Accordingly, the complaint must be dismissed for failure to state a federal claim, without prejudice to whatever rights the plaintiff may have under Florida or Connecticut law in the courts of those states. Judgment may enter for all defendants.

NOTES

[1] Waits v. McGowan, 516 F.2d 203 (3d Cir. 1975); Hines v. Guthrey, 342 F. Supp. 594 (W.D.Va.1972); Johnson v. Buie, 312 F. Supp. 1349 (W.D.Mo.1970); Campbell v. Smith, 308 F. Supp. 796 (S.D.Ga.1970); Crawford v. Lydick, 179 F. Supp. 211 (W.D.Mich.1959), aff'd per curiam, 280 F.2d 426 (6th Cir. 1960), cert. denied, 364 U.S. 849, 81 S. Ct. 93, 5 L. Ed. 2d 72 (1960).

[2] Sanders v. Conine, 506 F.2d 530 (10th Cir. 1974); Picking v. Pennsylvania R. Co., 151 F.2d 240 (3d Cir. 1945), cert. denied, 332 U.S. 776 (1947). The issue was left open in Pierson v. Grant, 527 F.2d 161 (8th Cir. 1975).

[3] "A person charged in any State with Treason, Felony, or other Crime, who shall flee from Justice, and be found in another State, shall on Demand of the executive Authority of the State from which he fled, be delivered up, to be removed to the State having Jurisdiction of the Crime."

[4] the executive authority of any State or Territory demands any person as a fugitive from justice, of the executive authority of any State, District or Territory to which such person has fled, and produces a copy of an indictment found or an affidavit made before a magistrate of any State or Territory, charging the person demanded with having committed treason, felony, or other crime, certified as authentic by the governor or chief magistrate of the State or Territory from whence the person so charged has fled, the executive authority of the State, District or Territory to which such person has fled shall cause him to be arrested and secured, and notify the executive authority making such demand, or the agent of such authority appointed to receive the fugitive, and shall cause the fugitive to be delivered to such agent when he shall appear. If no such agent appears within thirty days from the time of the arrest, the prisoner may be discharged.

[5] West's F.S.A. §§ 941.01 to 941.30.

[6] Conn.Gen.Stat. §§ 54-157 to 54-185.

[7] Section 10 of the Uniform Criminal Extradition Act.

[8] Section 11 of the Uniform Criminal Extradition Act provides for criminal sanctions for delivering a person to the demanding state in violation of the Act.

[9] Frisbie v. Collins, 342 U.S. 519, 72 S. Ct. 509, 96 L. Ed. 541 (1952); Ker v. Illinois, 119 U.S. 436, 7 S. Ct. 225, 30 L. Ed. 421 (1888).

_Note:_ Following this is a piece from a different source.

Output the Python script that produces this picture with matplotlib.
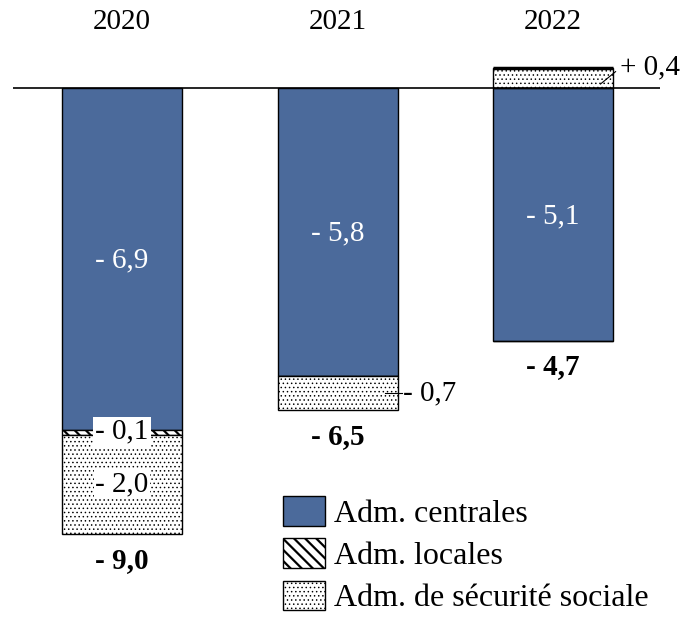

[10] Toscanino characterized the exclusionary rule as the only effective deterrent to undisciplined law enforcement activities. 500 F.2d at 276-77 n.6. Lujan, on the other hand, cited the availability of other deterrents, including "the financial cost of the operation, the possibility of alienating other nations, and the risk that the kidnappers would be prosecuted in a foreign territory for their offense." 510 F.2d at 68 n.9. Lujan also mentioned in passing the possibility that the abductors "might be liable in a foreign court for civil damages as well." 510 F.2d at 64-65 n.3. The analogue in the federal context domestically might be a civil rights cause of action under the circumstances outlined in the text, infra, or it might be a common law civil action in the asylum state for false arrest or false imprisonment.

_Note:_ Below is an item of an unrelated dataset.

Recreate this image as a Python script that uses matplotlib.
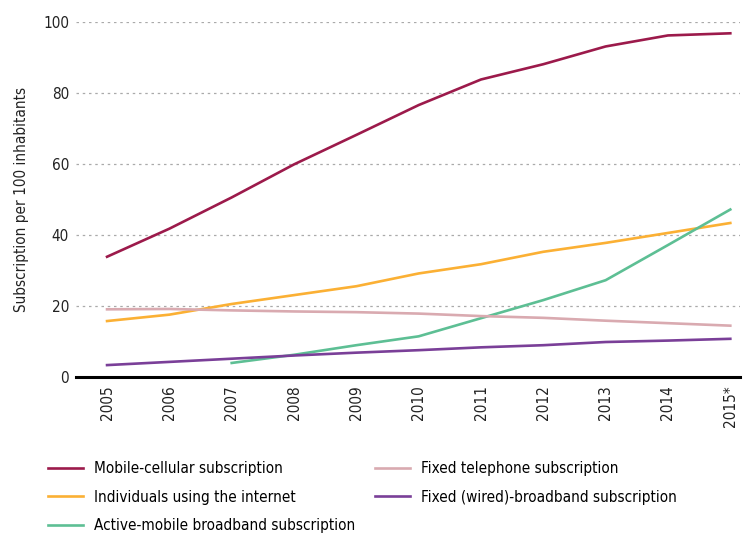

[11] In Pouncey v. Ryan, 396 F. Supp. 126 (D.Conn.1975), this Court adopted the rule that a plaintiff cannot challenge probable cause in a damage action in the face or a valid judgment of conviction. The reasoning in Pouncey was not that the plaintiff was collaterally estopped by virtue of the state conviction, for the issue of the legality of the arrest was neither impliedly nor actually determined in the state criminal proceeding. 396 F. Supp. at 128 n.2. Rather the Court adopted as the § 1983 rule the common law defense to liability for false arrest or false imprisonment where the plaintiff's conviction stands.

Other courts have applied collateral estoppel doctrine to arrive at the same result. See, e. g., Covington v. Cole, 528 F.2d 1365 (5th Cir. 1976); Shank v. Spruill, 406 F.2d 756 (5th Cir. 1969); Watson v. Devlin, 167 F. Supp. 638 (E.D. Mich.1958). In Shank, for example, the petitioner claimed that Georgia officials forcibly brought him from Florida to Georgia to stand trial for a Georgia offense. The court held that his civil rights cause of action for improper arrest could not be maintained as long as his conviction stood. See also Campbell v. Smith, 308 F. Supp. 796 (S.D.Ga.1970) (conviction in the receiving jurisdiction shows probable cause and cures any defect in probable cause for extradition). It is not entirely clear why the doctrine of collateral estoppel is appropriate unless the issue of the validity of the arrest was actually litigated in the state criminal proceeding. See Jackson v. Official Representatives and Employees of the Los Angeles Police Dept., 487 F.2d 885 (9th Cir. 1973) (validity of arrest never considered on its merits; thus judgment of conviction did not collaterally estop state prisoner in civil rights suit); cf. Guerro v. Mulhearn, 498 F.2d 1249, 1254-55 (1st Cir. 1974); Mastracchio v. Ricci, 498 F.2d 1257, 1261 n.3 (1st Cir. 1974), cert. denied, 420 U.S. 909, 95 S. Ct. 828, 42 L. Ed. 2d 838 (1975), and Mulligan v. Schlachter, 389 F.2d 231 (6th Cir. 1968), all indicating in dictum that false arrest might constitute a wrong compensable under the Civil Rights Act without regard to the outcome of the state criminal proceedings.

Since the Pouncey rule is stare decisis in this Court as to challenges to arrest while the judgment of conviction stands, it is appropriate to apply it to the present case. The only distinctions between a simple arrest within the jurisdiction by officers of the prosecuting state and an arrest made in another state for the purposes of extradition that the arrestee usually travels a greater distance, and that the need for on-the-spot judgments by arresting officers is not generally as great are too tenuous to require a different rule for extraditions.